Playing back 4k video is actually surprisingly hard work for the computer. But the algorithm used is so common that manufactures like Intel, Apple, and Qualcomm (common android CPU maker) have built dedicated circuitry that is really really good at playing video. By contrast, the algorithms used by games are much more generic and thus need the powerful graphics card.

If you want an example of this, watch the CPU usage on an old computer while playing a 4k YouTube video. Older computers still had this video decoder built in, but could only work up to 1080p. Actually experienced this on a buddy’s laptop. It was reasonably powerful and had a 4k screen, but lacked a 4k video decoder. So when we watched a 4k YouTube video, the CPU spiked to 100% and the fans went full jet engine mode as it tried to keep up.

Anonymous 0 Comments

Game graphics are rendered in real time and benefit from special hardware built for parallelism and particular mathematical operations.

Most mainboards have a decent integrated graphics controller these days. It certainly does well at decompressing video data and piping it to the output, which is a more linear operation.

Anonymous 0 Comments

Video is pre-rendered. It just a matter of displaying images. Games have to be rendered in real-time.

Anonymous 0 Comments

Because playing back pre-made video data is incredibly easy. Even old computers can do that, it’s just a case of having enough bandwidth to push the pixel data down, for the most part. There is some decompression required, but on a modern computer that’s nothing nowadays.

However, a 3D world is rendered… it’s literally created on-the-fly from millions of tiny objects, each with a different texture, colour, pattern, interaction (e.g. transparency, reflection, “dullness”, etc.) and dozens of light sources all moving around.

It’s the difference between me putting paintings into a van without stopping, and me painting them fast enough that someone could load a van with paintings constantly without ever stopping. And if you want those paintings to look “comparable” to a video of a real person or game, then those paintings have to be created very, very well and extremely fast for it to work.

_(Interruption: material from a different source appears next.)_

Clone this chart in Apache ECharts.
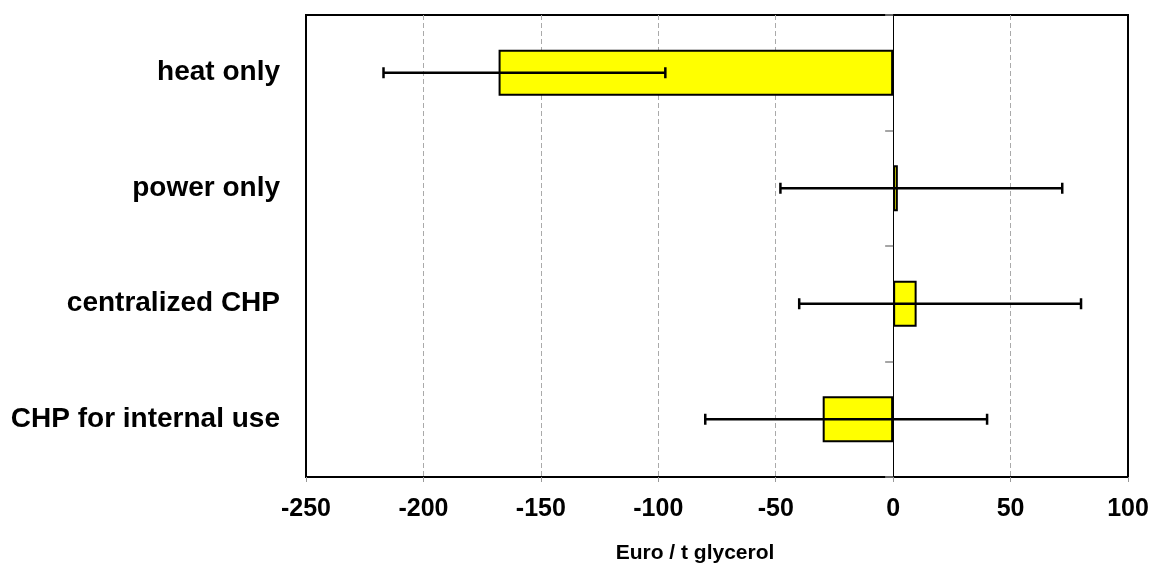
<!DOCTYPE html>
<html>
<head>
<meta charset="utf-8">
<script src="https://cdn.jsdelivr.net/npm/echarts@6/dist/echarts.min.js"></script>
<style>
  html, body { margin: 0; padding: 0; background: #fff; }
  #chart { width: 1158px; height: 563px; }
</style>
</head>
<body>
<div id="chart"></div>
<script>
// Cost per tonne of glycerol for each energy use option
const categories = ['heat only', 'power only', 'centralized CHP', 'CHP for internal use'];
const meanValues = [-168, 2, 10, -30];
const lowValues  = [-217, -48, -40, -80];
const highValues = [-97, 72, 80, 40];
const xTicks = [-250, -200, -150, -100, -50, 0, 50, 100];

const FONT = '"Liberation Sans", Arial, sans-serif';

const errorData = categories.map((c, i) => [i, lowValues[i], highValues[i]]);

const chart = echarts.init(document.getElementById('chart'));
chart.setOption({
  animation: false,
  grid: {
    left: 306, right: 30, top: 15, bottom: 86,
    outerBoundsMode: 'none',
    containLabel: false,
    show: true, borderColor: '#000', borderWidth: 2, backgroundColor: 'transparent'
  },
  xAxis: {
    type: 'value',
    min: xTicks[0],
    max: xTicks[xTicks.length - 1],
    interval: 50,
    name: 'Euro / t glycerol',
    nameLocation: 'middle',
    nameGap: 66,
    nameTextStyle: { fontFamily: FONT, fontWeight: 'bold', fontSize: 21, color: '#000', padding: [0, 44, 0, 0] },
    axisLine: { show: false },
    axisTick: { show: true, length: 5, lineStyle: { color: '#999', width: 1 } },
    axisLabel: { fontFamily: FONT, fontWeight: 'bold', fontSize: 25, color: '#000', margin: 20 },
    splitLine: {
      show: true, showMinLine: false, showMaxLine: false,
      lineStyle: { color: '#aaa', type: [5, 3], width: 1 }
    }
  },
  yAxis: [
    {
      type: 'category',
      data: categories,
      inverse: true,
      position: 'left',
      axisLine: { show: false, onZero: false },
      axisTick: { show: false },
      axisLabel: { fontFamily: FONT, fontWeight: 'bold', fontSize: 28, color: '#000', margin: 26, padding: [6, 0, 0, 0] },
      splitLine: { show: false }
    },
    {
      type: 'category',
      data: categories,
      inverse: true,
      position: 'left',
      axisLine: { show: true, onZero: true, lineStyle: { color: '#000', width: 1 } },
      axisTick: { show: true, length: 8, lineStyle: { color: '#888', width: 1.5 } },
      axisLabel: { show: false },
      splitLine: { show: false }
    }
  ],
  series: [
    {
      type: 'bar',
      data: meanValues,
      yAxisIndex: 0,
      barWidth: '40%',
      itemStyle: { color: '#ffff00', borderColor: '#000', borderWidth: 2 },
      z: 2
    },
    {
      type: 'custom',
      yAxisIndex: 0,
      data: errorData,
      encode: { x: [1, 2], y: 0 },
      z: 5,
      renderItem: function (params, api) {
        const cat = api.value(0);
        const lo = api.coord([api.value(1), cat]);
        const hi = api.coord([api.value(2), cat]);
        const half = 5.5;
        const style = { stroke: '#000', lineWidth: 2.5, fill: null };
        return {
          type: 'group',
          children: [
            { type: 'line', shape: { x1: lo[0], y1: lo[1], x2: hi[0], y2: hi[1] }, style: style },
            { type: 'line', shape: { x1: lo[0], y1: lo[1] - half, x2: lo[0], y2: lo[1] + half }, style: style },
            { type: 'line', shape: { x1: hi[0], y1: hi[1] - half, x2: hi[0], y2: hi[1] + half }, style: style }
          ]
        };
      }
    }
  ]
});
</script>
</body>
</html>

And that takes a whole lot more skill and effort than just loading a few pre-made paintings into a van.

Anonymous 0 Comments

Watching a video is like holding a flip book and flipping through the pages.

Playing a video game is drawing the flip book as you flip it.

Anonymous 0 Comments

From the standpoint of what the computer has to do, running a game and playing a video are two very different things.

When you play a video (whether from a file or a streaming service), you’re receiving encoded data. That’s just the video data written in a specific format to be understood by any player that supports that format. As an analogy, if the raw video is an idea in your head, the encoded video is a sentence in spoken or written language (i.e., it’s understandable by other speakers of the language the sentence is in). In the streaming service example, Netflix sends you *encoded* video and your computer *decodes* this video so that it can show it to you through a screen (a similar process happens with audio). In this case, most of the work that your computer has to do is decode the incoming data.

When you’re playing a game, on the other hand, there’s no video to play back from. That means that your computer has to *draw* each individual frame – in other words, it has to calculate exactly what is going to be displayed by each pixel when taking into account the objects on the screen, the viewpoint of the player, lighting (and lighting tricks), shadows, and all other sorts of effects. This process is called *rendering*. That’s not super crazy – you’ve certainly seen this sort of thing in movies (that’s how CGI works), but what makes it hard is that for a game, all of that has to be done in real time *and* fast enough (think: at least 30, hopefully at least 60 times a second) to be displayed smoothly.

As another analogy, imagine that decoding is reading a sentence and extracting an idea from it – then imagine that rendering is drawing a picture from an idea in your head. The drawing bit just takes a lot more time and effort.

TLDR: playing back a video (decoding) is simply a translation process, whereas playing a game (rendering) involves a lot of heavy lifting (in terms of sheer number crunching) by the computer.